Fred Eggan - Research Emphasis

Research Emphasis

Eggan’s research has been primarily focused on “Native American kinship and social systems”, making use of archeological, linguistic, and general ethnographic evidence. With his work in North America, Eggan attempted to create a theory to illuminate Boasian empiricism, which was a theory developed by Franz Boas that all knowledge was derived from sense-experience. Eggan’s work in Santa Fe analyzed each Western Pueblo social structure and compared and contrasted them to the Eastern Pueblos. His most important contribution to archeology, and possibly anthropology in general, was his demonstrations how the variations currently observed in the Pueblo social structures are related to cultural adaptations to ecological niches.
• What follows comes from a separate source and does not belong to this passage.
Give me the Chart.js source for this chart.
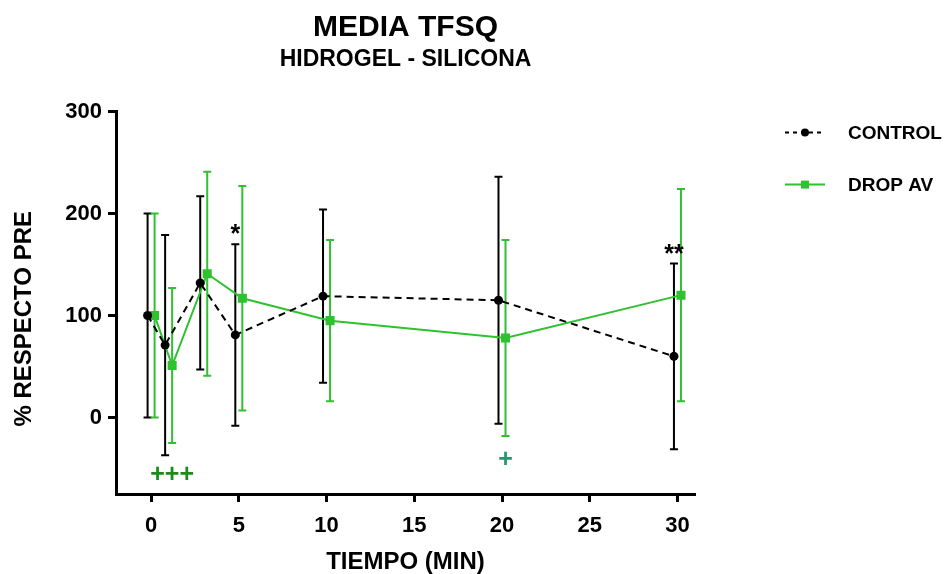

Eggan’s time spent studying the Cheyenne and Arapaho served as a basis for one of his most famous works, “Social Anthropology and the Method of Controlled Comparison.” He demonstrated how it was possible for the Cheyenne to change from a predominantly agricultural based lineage type kinship system to a system that was predominantly nomadic involving a heavy dependence on hunting and gathering in bands to increase their efficiency. Eggan theorized from his extensive research that this was a result of being forced by other tribes onto the Plains out of their land, which was in present day Minnesota. The result of Eggan’s work in the Philippines can be found in his paper on “Cultural Drift and Social Change.” It is in this paper that he claims as one travels from the interior down to the coast, there are patterned series of changes in a definite direction in many important cultural institutions such as social, political, economic, and religious.